> _Exercise materials_
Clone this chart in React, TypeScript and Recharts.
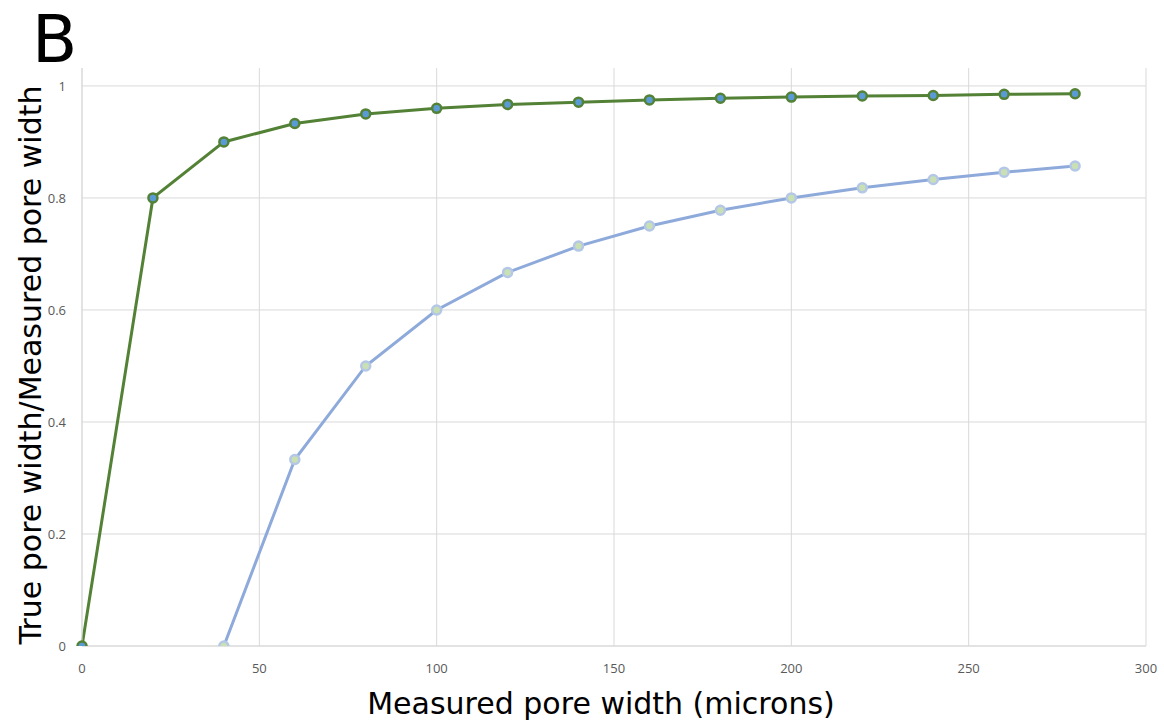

---

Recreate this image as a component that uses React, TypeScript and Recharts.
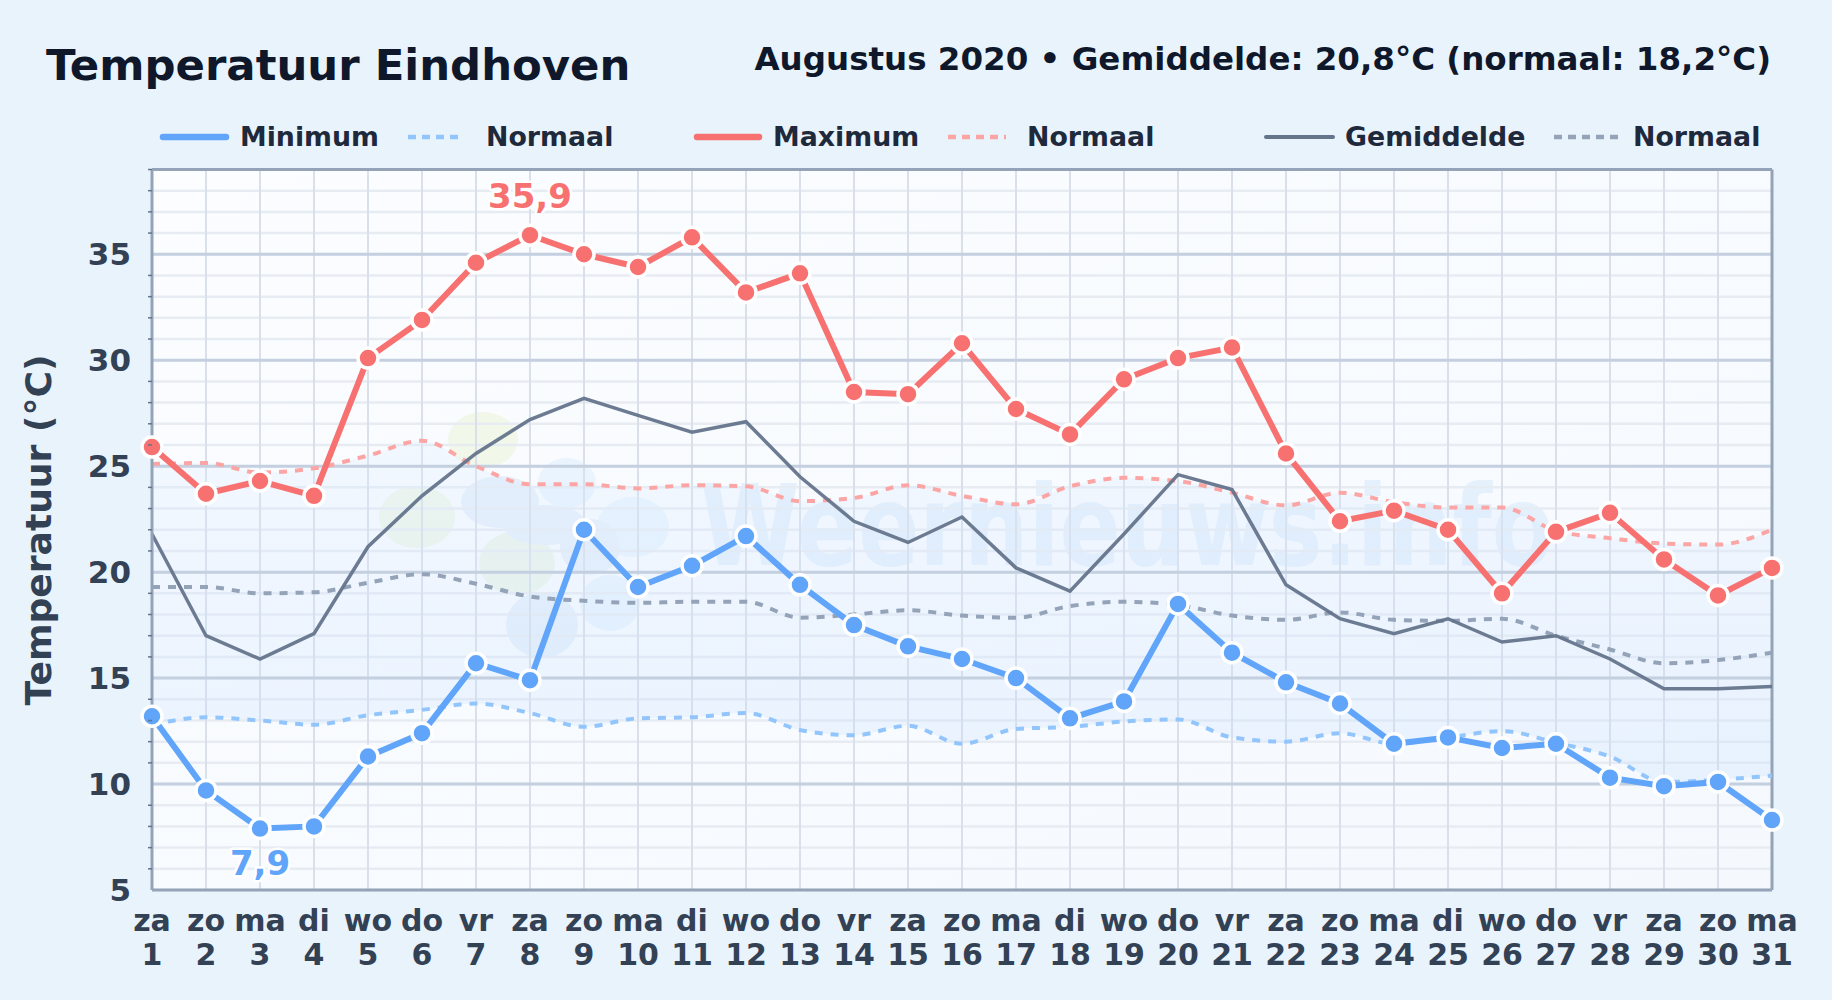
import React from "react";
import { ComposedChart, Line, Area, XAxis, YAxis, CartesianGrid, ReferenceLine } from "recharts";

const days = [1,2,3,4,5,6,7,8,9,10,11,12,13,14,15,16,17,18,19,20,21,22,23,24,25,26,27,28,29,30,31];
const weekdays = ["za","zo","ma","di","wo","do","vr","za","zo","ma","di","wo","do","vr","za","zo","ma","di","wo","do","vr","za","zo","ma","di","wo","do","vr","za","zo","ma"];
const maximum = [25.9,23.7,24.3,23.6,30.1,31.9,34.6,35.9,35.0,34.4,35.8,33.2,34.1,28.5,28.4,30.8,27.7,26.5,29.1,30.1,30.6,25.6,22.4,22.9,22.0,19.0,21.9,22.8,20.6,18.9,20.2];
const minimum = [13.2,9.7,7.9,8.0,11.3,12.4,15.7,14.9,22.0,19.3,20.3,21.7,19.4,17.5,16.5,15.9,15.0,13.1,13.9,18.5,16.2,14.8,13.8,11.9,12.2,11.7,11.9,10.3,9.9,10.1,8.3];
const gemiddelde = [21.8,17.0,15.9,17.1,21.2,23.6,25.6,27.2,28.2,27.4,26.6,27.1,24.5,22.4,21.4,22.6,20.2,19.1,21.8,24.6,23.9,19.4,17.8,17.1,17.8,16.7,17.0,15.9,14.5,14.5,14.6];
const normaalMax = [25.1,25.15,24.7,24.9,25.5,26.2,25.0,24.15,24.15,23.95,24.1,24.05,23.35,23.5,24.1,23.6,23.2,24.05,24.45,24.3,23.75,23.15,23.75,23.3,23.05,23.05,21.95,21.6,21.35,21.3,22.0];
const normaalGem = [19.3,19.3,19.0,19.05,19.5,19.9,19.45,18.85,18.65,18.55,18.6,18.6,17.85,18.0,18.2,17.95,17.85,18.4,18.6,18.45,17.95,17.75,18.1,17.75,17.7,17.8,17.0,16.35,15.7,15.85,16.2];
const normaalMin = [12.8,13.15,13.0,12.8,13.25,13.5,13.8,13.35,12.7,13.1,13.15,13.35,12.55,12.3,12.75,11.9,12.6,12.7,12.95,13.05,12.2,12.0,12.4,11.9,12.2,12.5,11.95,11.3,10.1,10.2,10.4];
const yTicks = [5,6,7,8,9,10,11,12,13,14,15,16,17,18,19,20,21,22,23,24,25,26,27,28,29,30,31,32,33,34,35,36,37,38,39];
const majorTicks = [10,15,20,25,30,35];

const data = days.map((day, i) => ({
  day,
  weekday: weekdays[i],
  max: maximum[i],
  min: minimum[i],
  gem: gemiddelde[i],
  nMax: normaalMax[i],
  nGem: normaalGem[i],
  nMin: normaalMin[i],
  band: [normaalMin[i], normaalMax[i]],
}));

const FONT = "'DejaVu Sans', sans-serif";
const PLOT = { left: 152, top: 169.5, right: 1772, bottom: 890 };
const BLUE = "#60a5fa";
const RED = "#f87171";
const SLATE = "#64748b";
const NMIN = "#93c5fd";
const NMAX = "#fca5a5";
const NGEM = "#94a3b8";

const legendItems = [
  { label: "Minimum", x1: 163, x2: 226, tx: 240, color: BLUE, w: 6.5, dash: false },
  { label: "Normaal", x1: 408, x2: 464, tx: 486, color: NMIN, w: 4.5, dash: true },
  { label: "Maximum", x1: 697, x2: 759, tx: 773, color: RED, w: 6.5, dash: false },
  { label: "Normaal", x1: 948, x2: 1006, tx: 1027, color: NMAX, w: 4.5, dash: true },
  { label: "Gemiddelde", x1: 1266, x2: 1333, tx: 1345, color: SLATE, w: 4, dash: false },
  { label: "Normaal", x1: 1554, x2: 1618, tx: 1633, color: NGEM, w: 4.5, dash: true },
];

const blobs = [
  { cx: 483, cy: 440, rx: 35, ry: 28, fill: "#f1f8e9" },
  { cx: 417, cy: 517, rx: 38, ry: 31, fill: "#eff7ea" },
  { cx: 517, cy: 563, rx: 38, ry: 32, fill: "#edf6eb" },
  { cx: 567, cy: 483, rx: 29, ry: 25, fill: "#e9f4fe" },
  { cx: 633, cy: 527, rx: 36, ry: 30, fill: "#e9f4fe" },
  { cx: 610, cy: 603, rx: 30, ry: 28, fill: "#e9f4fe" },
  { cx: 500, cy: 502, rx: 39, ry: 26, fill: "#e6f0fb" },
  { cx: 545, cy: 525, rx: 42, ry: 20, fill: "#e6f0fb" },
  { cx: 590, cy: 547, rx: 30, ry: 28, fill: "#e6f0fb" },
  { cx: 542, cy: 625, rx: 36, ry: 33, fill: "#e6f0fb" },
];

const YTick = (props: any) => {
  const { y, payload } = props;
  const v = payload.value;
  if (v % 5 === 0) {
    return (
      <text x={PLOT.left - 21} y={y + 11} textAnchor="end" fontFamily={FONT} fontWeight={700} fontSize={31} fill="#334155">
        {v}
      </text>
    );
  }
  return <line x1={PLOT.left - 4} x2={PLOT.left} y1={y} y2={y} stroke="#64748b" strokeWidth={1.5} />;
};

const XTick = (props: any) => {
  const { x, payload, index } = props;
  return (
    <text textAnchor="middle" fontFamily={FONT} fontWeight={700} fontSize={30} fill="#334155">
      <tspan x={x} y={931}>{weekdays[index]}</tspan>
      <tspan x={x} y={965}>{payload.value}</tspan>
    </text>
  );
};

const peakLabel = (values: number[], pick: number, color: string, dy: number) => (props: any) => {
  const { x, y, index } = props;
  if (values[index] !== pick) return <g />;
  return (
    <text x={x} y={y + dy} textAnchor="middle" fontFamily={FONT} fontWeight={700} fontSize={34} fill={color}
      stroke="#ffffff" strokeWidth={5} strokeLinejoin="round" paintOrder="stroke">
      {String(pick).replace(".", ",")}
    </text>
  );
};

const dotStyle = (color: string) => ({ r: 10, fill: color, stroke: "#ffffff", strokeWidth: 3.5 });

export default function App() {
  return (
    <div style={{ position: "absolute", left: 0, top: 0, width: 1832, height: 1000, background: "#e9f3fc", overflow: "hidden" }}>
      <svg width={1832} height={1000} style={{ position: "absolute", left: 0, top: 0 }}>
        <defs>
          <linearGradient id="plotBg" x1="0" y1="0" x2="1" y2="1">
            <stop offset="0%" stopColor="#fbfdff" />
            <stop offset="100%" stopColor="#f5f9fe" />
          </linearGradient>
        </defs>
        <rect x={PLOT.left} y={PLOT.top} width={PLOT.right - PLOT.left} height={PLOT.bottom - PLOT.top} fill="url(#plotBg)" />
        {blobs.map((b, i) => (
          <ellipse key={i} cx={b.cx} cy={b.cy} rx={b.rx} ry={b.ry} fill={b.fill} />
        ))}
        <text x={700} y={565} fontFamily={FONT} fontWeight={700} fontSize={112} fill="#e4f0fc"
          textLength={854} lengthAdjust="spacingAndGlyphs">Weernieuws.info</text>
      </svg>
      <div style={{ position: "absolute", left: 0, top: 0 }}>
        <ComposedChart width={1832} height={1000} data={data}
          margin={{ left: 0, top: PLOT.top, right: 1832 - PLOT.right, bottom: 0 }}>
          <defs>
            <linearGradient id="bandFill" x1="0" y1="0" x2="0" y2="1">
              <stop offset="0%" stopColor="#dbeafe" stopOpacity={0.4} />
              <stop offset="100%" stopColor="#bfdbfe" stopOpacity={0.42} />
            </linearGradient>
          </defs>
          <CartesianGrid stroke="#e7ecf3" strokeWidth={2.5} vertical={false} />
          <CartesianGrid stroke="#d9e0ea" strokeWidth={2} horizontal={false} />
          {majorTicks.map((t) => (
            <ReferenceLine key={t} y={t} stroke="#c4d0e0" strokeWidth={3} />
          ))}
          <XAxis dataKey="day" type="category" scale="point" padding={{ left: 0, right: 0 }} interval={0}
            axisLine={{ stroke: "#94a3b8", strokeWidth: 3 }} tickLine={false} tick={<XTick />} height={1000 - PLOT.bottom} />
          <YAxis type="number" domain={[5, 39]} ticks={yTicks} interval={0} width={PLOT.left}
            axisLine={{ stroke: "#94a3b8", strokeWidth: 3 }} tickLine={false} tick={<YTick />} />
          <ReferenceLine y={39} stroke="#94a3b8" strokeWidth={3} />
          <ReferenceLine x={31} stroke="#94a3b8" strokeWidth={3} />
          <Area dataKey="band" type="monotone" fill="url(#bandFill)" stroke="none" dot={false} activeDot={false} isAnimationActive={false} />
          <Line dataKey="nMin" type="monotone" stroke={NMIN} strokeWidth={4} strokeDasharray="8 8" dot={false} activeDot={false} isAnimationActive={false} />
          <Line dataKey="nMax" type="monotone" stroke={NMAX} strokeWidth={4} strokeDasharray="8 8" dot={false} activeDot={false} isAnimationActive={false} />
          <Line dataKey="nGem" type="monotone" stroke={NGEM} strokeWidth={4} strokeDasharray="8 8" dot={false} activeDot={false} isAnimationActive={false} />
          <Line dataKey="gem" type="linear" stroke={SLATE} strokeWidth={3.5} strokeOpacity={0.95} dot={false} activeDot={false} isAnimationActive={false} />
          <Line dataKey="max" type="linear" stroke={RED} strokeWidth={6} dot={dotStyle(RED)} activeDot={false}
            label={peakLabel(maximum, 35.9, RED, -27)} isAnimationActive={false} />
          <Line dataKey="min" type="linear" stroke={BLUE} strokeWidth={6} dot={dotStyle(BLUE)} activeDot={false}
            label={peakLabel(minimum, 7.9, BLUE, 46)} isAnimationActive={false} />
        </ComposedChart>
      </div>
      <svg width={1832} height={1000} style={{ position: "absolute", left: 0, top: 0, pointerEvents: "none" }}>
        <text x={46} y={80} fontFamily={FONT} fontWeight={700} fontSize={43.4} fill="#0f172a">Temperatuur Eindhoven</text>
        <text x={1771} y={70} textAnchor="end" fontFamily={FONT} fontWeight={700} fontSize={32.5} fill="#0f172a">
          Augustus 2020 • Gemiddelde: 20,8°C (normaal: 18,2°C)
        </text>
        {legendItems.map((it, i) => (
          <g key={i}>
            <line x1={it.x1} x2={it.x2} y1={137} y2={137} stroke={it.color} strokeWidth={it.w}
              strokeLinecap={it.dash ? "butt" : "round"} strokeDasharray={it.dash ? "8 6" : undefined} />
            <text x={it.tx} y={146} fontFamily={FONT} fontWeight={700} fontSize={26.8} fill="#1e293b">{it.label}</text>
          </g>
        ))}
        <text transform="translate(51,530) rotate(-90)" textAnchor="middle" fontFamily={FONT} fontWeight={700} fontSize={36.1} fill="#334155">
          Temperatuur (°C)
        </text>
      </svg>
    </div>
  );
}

--

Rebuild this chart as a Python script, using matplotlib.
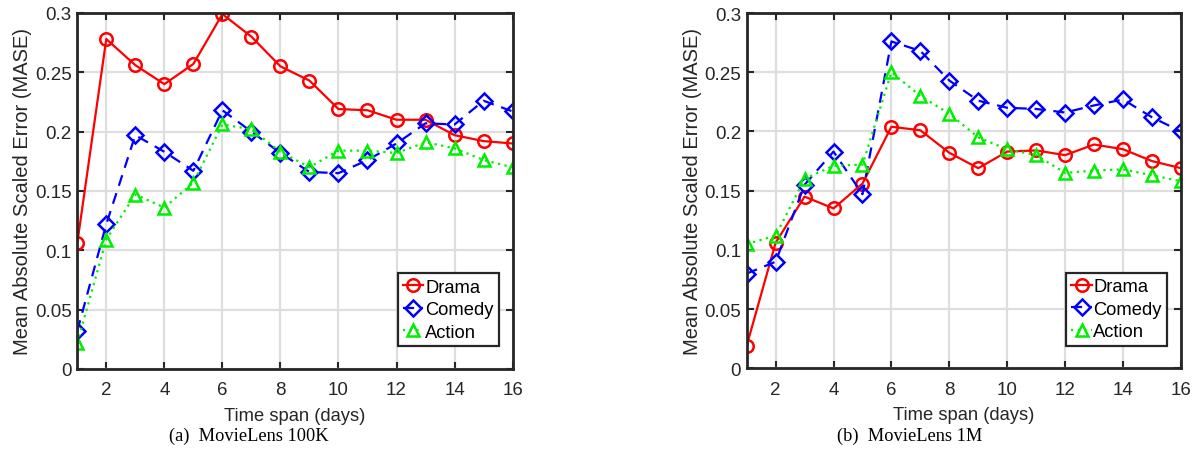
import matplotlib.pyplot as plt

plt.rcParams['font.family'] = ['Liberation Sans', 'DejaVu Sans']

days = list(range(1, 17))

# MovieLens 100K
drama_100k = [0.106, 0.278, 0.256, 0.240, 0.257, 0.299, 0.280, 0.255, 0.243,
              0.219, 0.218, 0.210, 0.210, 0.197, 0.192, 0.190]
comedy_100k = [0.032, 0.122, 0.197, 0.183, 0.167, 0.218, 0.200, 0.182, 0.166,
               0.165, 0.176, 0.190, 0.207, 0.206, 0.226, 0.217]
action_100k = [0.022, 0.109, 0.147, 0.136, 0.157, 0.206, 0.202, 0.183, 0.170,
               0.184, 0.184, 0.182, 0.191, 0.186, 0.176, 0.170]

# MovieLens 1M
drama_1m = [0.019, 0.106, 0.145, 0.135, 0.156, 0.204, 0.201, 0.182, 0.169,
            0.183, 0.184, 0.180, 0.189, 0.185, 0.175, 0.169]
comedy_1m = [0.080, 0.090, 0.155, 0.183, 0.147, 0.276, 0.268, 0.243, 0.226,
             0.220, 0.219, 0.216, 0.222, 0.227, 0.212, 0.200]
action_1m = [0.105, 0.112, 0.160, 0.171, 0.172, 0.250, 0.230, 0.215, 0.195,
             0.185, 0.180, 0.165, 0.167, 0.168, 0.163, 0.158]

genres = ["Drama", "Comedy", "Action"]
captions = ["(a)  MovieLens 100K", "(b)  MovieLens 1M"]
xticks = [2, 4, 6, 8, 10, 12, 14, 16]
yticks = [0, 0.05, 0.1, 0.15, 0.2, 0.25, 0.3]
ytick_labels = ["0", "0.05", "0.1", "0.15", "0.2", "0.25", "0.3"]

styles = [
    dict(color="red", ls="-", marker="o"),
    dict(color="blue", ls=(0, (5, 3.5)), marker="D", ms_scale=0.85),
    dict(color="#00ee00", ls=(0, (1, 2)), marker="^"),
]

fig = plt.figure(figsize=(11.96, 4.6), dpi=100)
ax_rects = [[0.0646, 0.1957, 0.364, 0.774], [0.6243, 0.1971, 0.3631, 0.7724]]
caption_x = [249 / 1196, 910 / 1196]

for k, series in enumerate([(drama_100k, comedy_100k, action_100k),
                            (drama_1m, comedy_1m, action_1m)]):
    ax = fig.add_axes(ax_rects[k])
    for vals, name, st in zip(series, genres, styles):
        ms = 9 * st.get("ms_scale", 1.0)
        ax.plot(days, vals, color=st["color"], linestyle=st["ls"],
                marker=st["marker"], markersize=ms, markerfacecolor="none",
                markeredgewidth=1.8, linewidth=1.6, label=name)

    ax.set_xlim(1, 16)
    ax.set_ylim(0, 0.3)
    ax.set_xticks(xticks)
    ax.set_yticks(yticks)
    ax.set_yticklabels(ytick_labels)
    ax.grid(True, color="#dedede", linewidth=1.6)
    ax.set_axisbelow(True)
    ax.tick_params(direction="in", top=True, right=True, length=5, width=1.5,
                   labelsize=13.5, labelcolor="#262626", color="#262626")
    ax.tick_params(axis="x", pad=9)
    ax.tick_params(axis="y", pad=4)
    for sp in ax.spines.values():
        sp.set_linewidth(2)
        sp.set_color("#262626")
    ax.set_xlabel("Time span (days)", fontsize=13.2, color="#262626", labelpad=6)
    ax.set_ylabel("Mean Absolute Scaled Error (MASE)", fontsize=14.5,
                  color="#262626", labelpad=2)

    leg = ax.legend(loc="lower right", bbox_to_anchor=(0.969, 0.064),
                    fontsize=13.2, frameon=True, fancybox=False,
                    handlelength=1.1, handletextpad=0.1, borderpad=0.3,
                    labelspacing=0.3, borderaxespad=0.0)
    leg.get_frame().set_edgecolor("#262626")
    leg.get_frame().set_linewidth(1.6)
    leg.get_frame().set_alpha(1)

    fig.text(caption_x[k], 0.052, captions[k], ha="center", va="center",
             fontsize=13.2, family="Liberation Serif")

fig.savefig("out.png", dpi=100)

> _Work required_
Reproduce exactly the lines above starting at the line containing "Rebuild this chart" and ending at the line containing "0.184, 0.184, 0.182, 0.191, 0.186, 0.176, 0.170]", including both, but not the pictures.

> _Final answer_
Rebuild this chart as a Python script, using matplotlib.
import matplotlib.pyplot as plt

plt.rcParams['font.family'] = ['Liberation Sans', 'DejaVu Sans']

days = list(range(1, 17))

# MovieLens 100K
drama_100k = [0.106, 0.278, 0.256, 0.240, 0.257, 0.299, 0.280, 0.255, 0.243,
              0.219, 0.218, 0.210, 0.210, 0.197, 0.192, 0.190]
comedy_100k = [0.032, 0.122, 0.197, 0.183, 0.167, 0.218, 0.200, 0.182, 0.166,
               0.165, 0.176, 0.190, 0.207, 0.206, 0.226, 0.217]
action_100k = [0.022, 0.109, 0.147, 0.136, 0.157, 0.206, 0.202, 0.183, 0.170,
               0.184, 0.184, 0.182, 0.191, 0.186, 0.176, 0.170]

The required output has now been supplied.